6.1 Lincoln Nautilus: Top Safety Pick+
The 2025 Lincoln Nautilus achieved the Top Safety Pick+ award from the IIHS, the highest possible honor.
- Crashworthiness: It scored "Good" in the rigorous small overlap front test (driver and passenger side) and the updated side impact test.
- Pedestrian Safety: The vehicle's pedestrian crash prevention systems (likely utilizing cameras and radar sourced from global suppliers) received "Good" ratings, detecting and braking for pedestrians effectively. This confirms that the Changan-Ford plant is utilizing high-strength boron steels and advanced welding techniques identical to those used in Ford's US plants.
6.2 Buick Envision: 5-Star Safety
The Buick Envision holds a 5-Star Overall Safety Rating from the NHTSA.
- Consistency: It has maintained high safety ratings across multiple model years, proving that SAIC-GM's quality control is consistent over time.
- Active Safety: The standard suite of safety features (automatic emergency braking, lane keep assist) functions on par with domestic GM vehicles, indicating successful software integration despite the Chinese origin of the hardware.

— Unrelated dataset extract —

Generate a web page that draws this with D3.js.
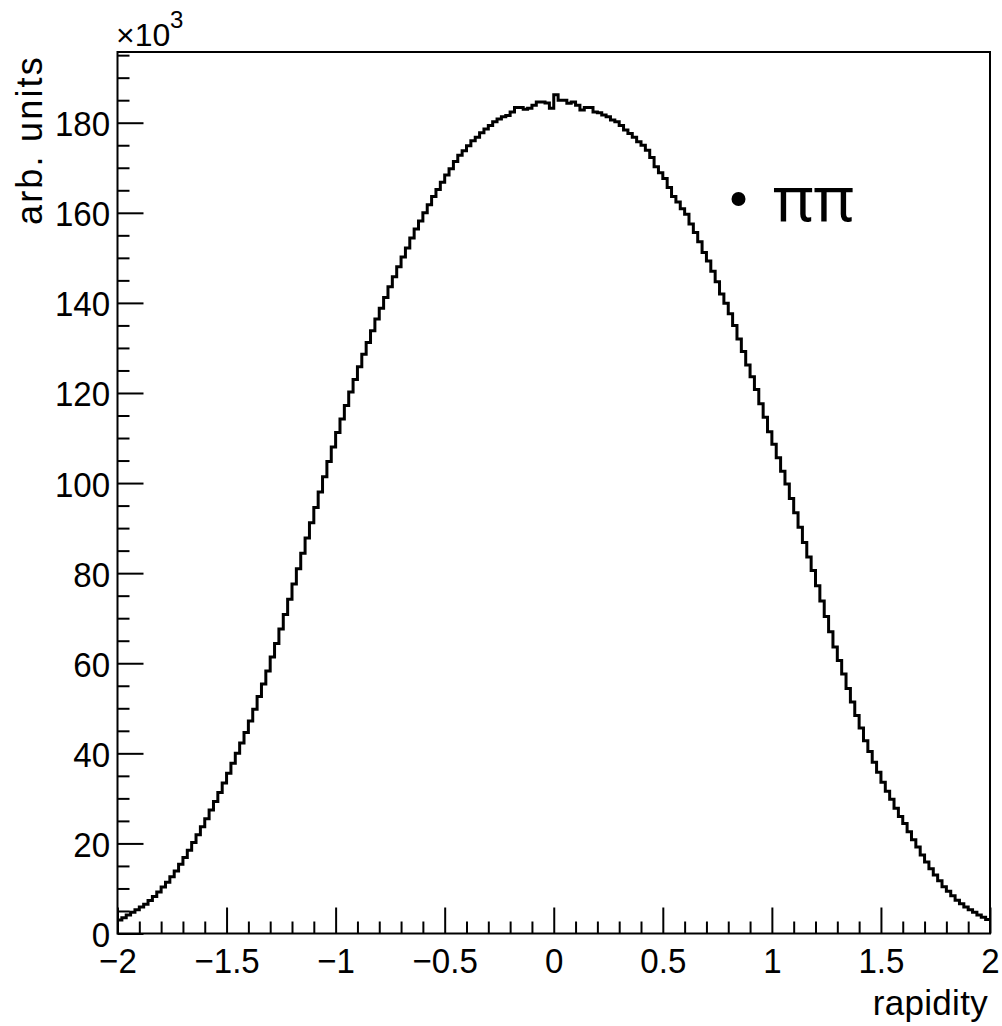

Section 7: Conclusions and Future Outlook
The state of Chinese-made cars in the US market in 2025 is defined by a rigorous process of selection and exclusion. The "Invisible Invasion" of ICE vehicles is successful but fragile, while the "Visible Invasion" of EVs has been halted by a wall of tariffs.
7.1 Key Takeaways
- Tariffs Shape Geography: The 102.5% tariff has forced Polestar and Volvo to move production to South Carolina and Belgium, proving that protectionist policies can successfully repatriate (or at least relocate) manufacturing, albeit at a cost to consumer pricing and launch timing.
- The "Quality" Myth is Dead: The Buick Envision and Lincoln Nautilus prove that Chinese factories can produce world-class luxury vehicles. The stigma of "Chinese quality" is no longer supported by data; in fact, the data suggests these imports may be better built than some domestic peers.
- The "Service" Risk is Alive: The Achilles heel of these vehicles is the supply chain. Buying a Chinese-made car in 2025 is a gamble on parts availability. The logistical tether to China is long, thin, and easily disrupted by trade friction, leaving owners vulnerable to months-long repair delays.
- No Backdoor Entry: The US government has successfully plugged the "Mexico loophole," ensuring that brands like BYD cannot use NAFTA/USMCA to bypass tariffs.
- The Digital Iron Curtain: The "Connected Vehicle" ban will likely force the next generation of these cars (post-2027) to undergo radical software decoupling, potentially raising costs further as manufacturers maintain separate codebases for China and the US.
In conclusion, the Chinese car is already here, parked in American driveways, disguised as a Buick or a Lincoln. It is safe, reliable, and technologically advanced. But it exists on a geopolitical fault line. As trade tensions escalate, the owners of these vehicles may find themselves on the front lines of a supply chain war, waiting weeks for a part that sits in a container in Shanghai, held up by the invisible hand of trade policy.